Once WearOS made way to my wrist, I would find myself lifting the wrist 2-3 times to check the time (like I just get out of the DMC DeLorean and I couldn’t believe what year it was). Speaking to the Google Assistant via the smartwatch became a chore as well. It was unreliable at best, and frankly speaking, even with my bad typing skills I could still go to my office, lift the phone, unlock it, type the search query and I would still have the time to make the cup of tea in the time needed to query the watch.

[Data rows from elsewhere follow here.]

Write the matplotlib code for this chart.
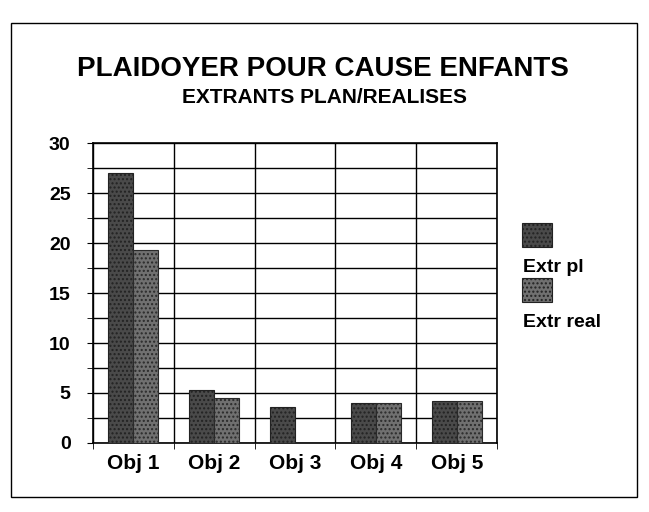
import numpy as np
import matplotlib.pyplot as plt
from matplotlib.patches import Rectangle

# data
categories = ['Obj 1', 'Obj 2', 'Obj 3', 'Obj 4', 'Obj 5']
extr_pl = [27, 5.3, 3.6, 4, 4.2]
extr_real = [19.3, 4.5, 0, 4, 4.2]
series_names = ['Extr pl', 'Extr real']

plt.rcParams['font.family'] = ['Liberation Sans', 'DejaVu Sans']
plt.rcParams['hatch.linewidth'] = 1.0

fig = plt.figure(figsize=(6.49, 5.12), dpi=100)
fig.patch.set_facecolor('white')

# outer frame of the chart
fig.patches.append(Rectangle((0.017, 0.03), 0.965, 0.925, transform=fig.transFigure,
                             fill=False, edgecolor='black', linewidth=1.0))

ax = fig.add_axes([0.143, 0.135, 0.623, 0.585])
x = np.arange(len(categories))
w = 0.31
ax.bar(x - w / 2, extr_pl, w, color='#4a4a4a', edgecolor='#222222', hatch='....', linewidth=0.8, zorder=3)
ax.bar(x + w / 2, extr_real, w, color='#707070', edgecolor='#2a2a2a', hatch='....', linewidth=0.8, zorder=3)

ax.set_xlim(-0.5, len(categories) - 0.5)
ax.set_ylim(0, 30)
ax.set_yticks(np.arange(0, 31, 5))
ax.set_yticks(np.arange(0, 31, 2.5), minor=True)
ax.set_xticks(x)
ax.set_xticks(np.arange(-0.5, len(categories), 1), minor=True)
ax.set_xticklabels(categories, fontsize=15, fontweight='bold')
ax.set_yticklabels([str(v) for v in range(0, 31, 5)], fontsize=14, fontweight='bold')
ax.tick_params(axis='x', which='major', length=0, pad=8)
ax.tick_params(axis='x', which='minor', length=4, direction='out')
ax.tick_params(axis='y', which='both', length=4, direction='out', pad=12)
ax.grid(True, which='both', axis='y', color='black', linewidth=1.0, zorder=0)
ax.grid(True, which='minor', axis='x', color='black', linewidth=1.0, zorder=0)
ax.grid(False, which='major', axis='x')
for s in ax.spines.values():
    s.set_linewidth(1.2)

fig.text(0.497, 0.866, 'PLAIDOYER POUR CAUSE ENFANTS', ha='center', va='center',
         fontsize=20, fontweight='bold')
fig.text(0.5, 0.81, 'EXTRANTS PLAN/REALISES', ha='center', va='center',
         fontsize=15, fontweight='bold')

# legend: swatch above each label
for i, (name, col) in enumerate(zip(series_names, ['#4a4a4a', '#707070'])):
    y0 = 0.518 - i * 0.107
    fig.patches.append(Rectangle((0.804, y0), 0.046, 0.047, transform=fig.transFigure,
                                 facecolor=col, edgecolor='#222222', hatch='....', linewidth=0.8))
    fig.text(0.806, y0 - 0.04, name, ha='left', va='center', fontsize=14, fontweight='bold')

fig.savefig('out.png', dpi=100)
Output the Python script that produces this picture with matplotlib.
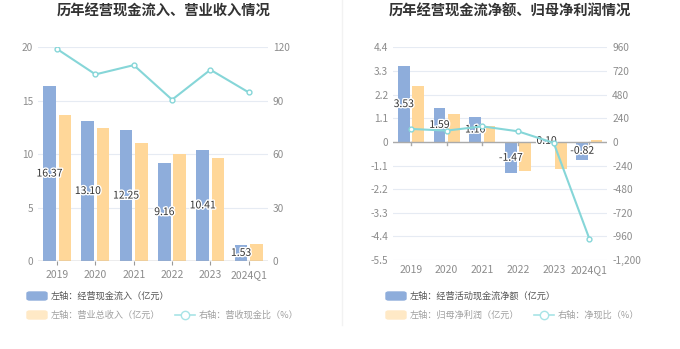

Over the years, I have learned that I don’t need most of the smartwatch features. Talking to an actual smartwatch in public doesn’t make you feel like the 007, instead, it attracts the wrong kind of attention with each over-pronounced iteration of “set an appointment with Peter File” (don’t try this).
Charging anxiety doubles, as you not only have to charge your phone every so often, but you have to add the smartwatch to the schedule and my attempt to buy the 2nd charging clip failed after 3 months with LG insisting on “out of stock“.
Any reply to a message done via LG Urbane could be easily handled by Tasker or simply ignored, not to mention that it would take longer to spell out “I’ll be there in 5min” than actually get there.
So for the last 2 years, my WearOS gadget has just been there to shuffle my music, count the press-ups, buzz when the phone needs my attention and make my right wrist look pretty. Also “Is your watch broken” is an acceptable social interaction in my books after all.
Time to move on?
You can have all that with a MiBand 4. It will buzz you when you need to check your phone, show you a message if you are in a pinch, provide you with the time, change the music. The only thing it doesn’t do – is counting press-ups. That’s fine I’m already married, I do not do it either!